Chris, a power plant engineer, concluded that lightning struck a high tension tower at the edge of the grove. The towers are tall and steel, and Saturday night they were wet. “Fortunately,” Chris chuckled, “they’re also grounded.” We lingered over our coffee and managed some restorative laughter at one another’s expense, giving us all an excuse to put off packing our still-wet camps a while longer.
Eddie and I decided to walk out of the grove for a look around. Except for some puddles on low ground there was no evidence of the previous night’s fury. We walked along the gravel road that paralleled the towers, cut under the wires and down the hill toward the office. Old timers who spent the night in RVs in the meadow below were talking about the storm. “Can you believe there were people up on the ridge last night in tents?” one old gent asked another. Eddie flashed a smile: “Yeah, can you believe that?”

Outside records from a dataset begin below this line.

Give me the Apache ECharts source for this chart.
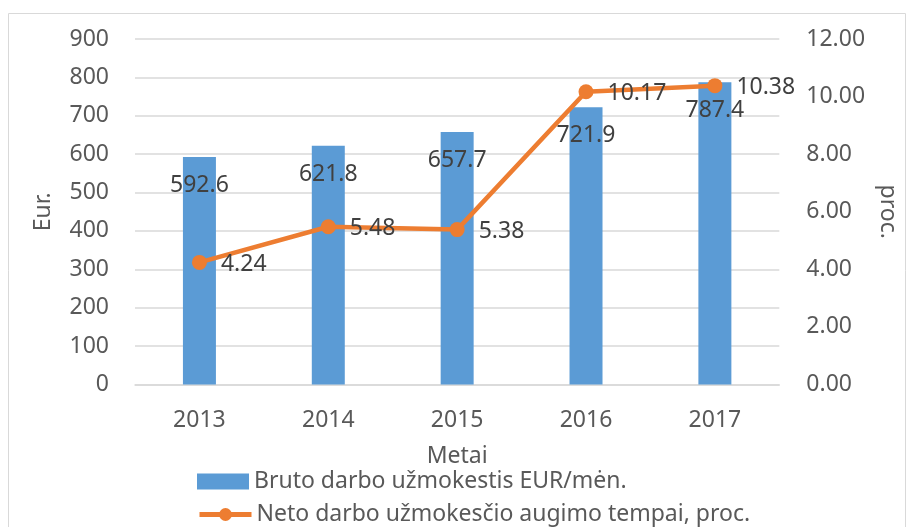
<!DOCTYPE html>
<html><head><meta charset="utf-8">
<script src="https://cdn.jsdelivr.net/npm/echarts@6/dist/echarts.min.js"></script>
<style>html,body{margin:0;padding:0;background:#fff}#c{width:907px;height:527px}</style>
</head><body><div id="c"></div>
<script>
const categories = ['2013', '2014', '2015', '2016', '2017'];
const bruto = [592.6, 621.8, 657.7, 721.9, 787.4];
const neto = [4.24, 5.48, 5.38, 10.17, 10.38];
const leftTicks = { min: 0, max: 900, interval: 100 };
const rightTicks = { min: 0, max: 12, interval: 2 };
const names = ['Bruto darbo užmokestis EUR/mėn.', 'Neto darbo užmokesčio augimo tempai, proc.'];

const FONT = 'Noto Sans';
const AX = '#595959';
const DL = '#404040';
const FS = 23;
const legendBase = {
  orient: 'horizontal', left: 197, padding: 0, itemWidth: 52, itemHeight: 16, itemGap: 5,
  textStyle: { fontFamily: FONT, fontSize: 23, color: AX }
};
const chart = echarts.init(document.getElementById('c'));
chart.setOption({
  animation: false,
  textStyle: { fontFamily: FONT },
  graphic: [{ type: 'rect', shape: { x: 8.5, y: 13.5, width: 897, height: 530 }, style: { fill: 'none', stroke: '#d9d9d9', lineWidth: 1 } }],
  grid: { left: 135, right: 127, top: 39, bottom: 142.5 },
  legend: [
    Object.assign({}, legendBase, { top: 470, data: [{ name: names[0], icon: 'rect' }] }),
    Object.assign({}, legendBase, { top: 503, lineStyle: { width: 5 }, data: [{ name: names[1] }] })
  ],
  xAxis: {
    type: 'category', data: categories, name: 'Metai', nameLocation: 'middle', nameGap: 60,
    nameTextStyle: { fontSize: FS, color: AX },
    axisLine: { lineStyle: { color: '#d9d9d9', width: 1.5 } }, axisTick: { show: false },
    axisLabel: { fontSize: FS, color: AX, margin: 24 }
  },
  yAxis: [{
    type: 'value', ...leftTicks, name: 'Eur.', nameLocation: 'middle', nameGap: 80, nameRotate: 90,
    nameTextStyle: { fontSize: FS, color: AX },
    axisLabel: { fontSize: FS, color: AX, margin: 26 },
    splitLine: { lineStyle: { color: '#d9d9d9', width: 1.5 } }
  }, {
    type: 'value', ...rightTicks, name: 'proc.', nameLocation: 'middle', nameGap: 94, nameRotate: -90,
    nameTextStyle: { fontSize: FS, color: AX },
    axisLabel: { fontSize: FS, color: AX, margin: 27, formatter: v => v.toFixed(2) },
    splitLine: { show: false }
  }],
  series: [{
    name: names[0], type: 'bar', data: bruto, barWidth: '25.6%', yAxisIndex: 0,
    itemStyle: { color: '#5B9BD5' },
    label: { show: true, position: 'insideTop', distance: 17, fontSize: FS, color: DL }
  }, {
    name: names[1], type: 'line', data: neto, yAxisIndex: 1,
    lineStyle: { color: '#ED7D31', width: 4.5 }, itemStyle: { color: '#ED7D31' },
    symbol: 'circle', symbolSize: 15,
    label: { show: true, position: 'right', distance: 14, offset: [0, 2], fontSize: FS, color: DL, formatter: p => p.value.toFixed(2) }
  }]
});
</script></body></html>
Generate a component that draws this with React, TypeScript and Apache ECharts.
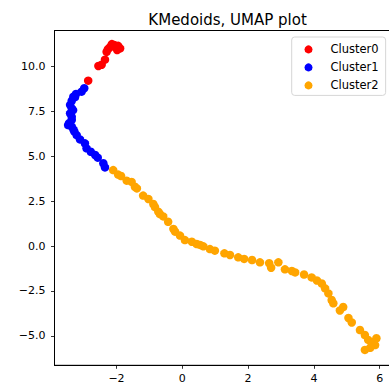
import React, { useEffect, useRef } from 'react';
import * as echarts from 'echarts';

const chartTitle = 'KMedoids, UMAP plot';
const seriesNames = ['Cluster0', 'Cluster1', 'Cluster2'];
const seriesColors = ['#ff0000', '#0000ff', '#ffa500'];

const cluster0: number[][] = [
  [-2.14, 11.25], [-2.07, 11.2], [-1.95, 11.15], [-2.2, 11.07], [-1.89, 11.01],
  [-1.98, 10.92], [-2.26, 10.97], [-2.3, 10.82], [-2.35, 10.38], [-2.45, 10.1],
  [-2.55, 10.03], [-2.86, 9.21],
];

const cluster1: number[][] = [
  [-2.98, 8.79], [-3.06, 8.6], [-3.23, 8.47], [-3.26, 8.3], [-3.31, 8.32],
  [-3.36, 8.09], [-3.41, 7.86], [-3.36, 7.67], [-3.32, 7.57], [-3.41, 7.39],
  [-3.36, 7.2], [-3.36, 7.02], [-3.44, 6.84], [-3.47, 6.74], [-3.36, 6.65],
  [-3.31, 6.5], [-3.28, 6.37], [-3.21, 6.18], [-3.11, 5.94], [-2.96, 5.72],
  [-2.91, 5.44], [-2.78, 5.25], [-2.65, 5.07], [-2.57, 4.92], [-2.4, 4.61],
  [-2.35, 4.38],
];

const cluster2: number[][] = [
  [-2.1, 4.23], [-1.95, 3.98], [-1.86, 3.9], [-1.69, 3.64], [-1.54, 3.57],
  [-1.44, 3.3], [-1.38, 3.21], [-1.19, 2.81], [-1.03, 2.62], [-0.88, 2.34],
  [-0.83, 2.17], [-0.73, 1.91], [-0.68, 1.78], [-0.58, 1.65], [-0.43, 1.35],
  [-0.27, 0.95], [-0.22, 0.8], [-0.07, 0.58], [0.08, 0.33], [0.29, 0.24],
  [0.44, 0.11], [0.54, 0.06], [0.64, -0.02], [0.84, -0.17], [0.99, -0.26],
  [1.28, -0.41], [1.45, -0.5], [1.7, -0.63], [1.88, -0.72], [2.12, -0.78],
  [2.36, -0.91], [2.64, -0.96], [2.7, -1.21], [2.92, -0.91], [3.12, -1.3],
  [3.33, -1.39], [3.43, -1.47], [3.7, -1.59], [3.93, -1.75], [4.09, -1.92],
  [4.24, -2.09], [4.34, -2.36], [4.44, -2.64], [4.54, -3.01], [4.59, -3.19],
  [4.79, -3.59], [4.89, -3.4], [5.05, -4.01], [5.15, -4.26], [5.4, -4.68],
  [5.55, -4.96], [5.65, -5.23], [5.9, -5.14], [5.86, -5.52], [5.8, -5.35],
  [5.71, -5.67], [5.55, -5.79],
];

const xTicks = [-2, 0, 2, 4, 6];
const yTicks = [-5, -2.5, 0, 2.5, 5, 7.5, 10];
const xRange = [-3.884, 6.337];
const yRange = [-6.646, 12.006];

const FONT = 'DejaVu Sans';
const minus = (s: string) => s.replace('-', '\u2212');

export default function App() {
  const ref = useRef<HTMLDivElement>(null);
  useEffect(() => {
    if (!ref.current) return;
    const chart = echarts.init(ref.current, undefined, { renderer: 'svg' });
    const data = [cluster0, cluster1, cluster2];
    chart.setOption({
      animation: false,
      backgroundColor: '#ffffff',
      title: {
        text: chartTitle,
        left: 222.6,
        top: 7,
        textAlign: 'center',
        textStyle: { fontFamily: FONT, fontSize: 15, fontWeight: 'normal', color: '#000' },
      },
      legend: {
        orient: 'vertical',
        left: 291.7,
        top: 37,
        icon: 'circle',
        itemWidth: 34,
        itemHeight: 8,
        itemGap: 4,
        padding: [5.4, 7, 3, 12.8],
        backgroundColor: 'rgba(255,255,255,0.8)',
        borderColor: '#d6d6d6',
        borderWidth: 1,
        borderRadius: 3,
        textStyle: { fontFamily: FONT, fontSize: 11.5, color: '#000', lineHeight: 14 },
        data: seriesNames,
      },
      grid: {
        left: 54.5,
        top: 30.5,
        width: 336.3,
        height: 334.8,
        show: true,
        borderColor: '#000',
        borderWidth: 1,
        outerBoundsMode: 'none',
      },
      xAxis: {
        type: 'value',
        min: xRange[0],
        max: xRange[1],
        splitLine: { show: false },
        axisLine: { show: true, onZero: false, lineStyle: { color: '#000', width: 1 } },
        axisTick: { show: true, length: 3.5, customValues: xTicks, lineStyle: { color: '#000', width: 0.8 } },
        axisLabel: {
          customValues: xTicks,
          margin: 8,
          fontFamily: FONT,
          fontSize: 11,
          color: '#000',
          formatter: (v: number) => minus(String(Math.round(v))),
        },
      },
      yAxis: {
        type: 'value',
        min: yRange[0],
        max: yRange[1],
        splitLine: { show: false },
        axisLine: { show: true, onZero: false, lineStyle: { color: '#000', width: 1 } },
        axisTick: { show: true, length: 3.5, customValues: yTicks, lineStyle: { color: '#000', width: 0.8 } },
        axisLabel: {
          customValues: yTicks,
          margin: 9,
          fontFamily: FONT,
          fontSize: 11,
          color: '#000',
          formatter: (v: number) => minus(v.toFixed(1)),
        },
      },
      series: seriesNames.map((name, i) => ({
        name,
        type: 'scatter',
        data: data[i],
        symbol: 'circle',
        symbolSize: 8.5,
        itemStyle: { color: seriesColors[i], opacity: 1 },
        emphasis: { disabled: true },
      })),
    });
    return () => chart.dispose();
  }, []);
  return (
    <div
      ref={ref}
      style={{ position: 'absolute', left: 0, top: 0, width: 389, height: 387 }}
    />
  );
}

In a while all those tents were packed. My friends and I said so long and set out on our respective routes home. In atypical fashion I chose the most direct route home, thinking about my wife and daughter constantly, anticipating their greeting when I rolled into my driveway.
That evening a message from John arrived in my inbox. “I spoke to a local at the gas station in Windham,” he wrote. “He saw me on a bike with all my gear and said he hoped I hadn’t been caught in the thunderstorm. He said it was the worst he had seen in forty years.”
Eddie sent a note, too. “That was the most scared I’ve ever been in my life,” he wrote. “I’ve never heard lightning sizzle through the air like that.”
It would suit me fine if I never had another close call with lightning, but perhaps there is a reward for riders who endure Mother Nature’s might: we get to tell better stories.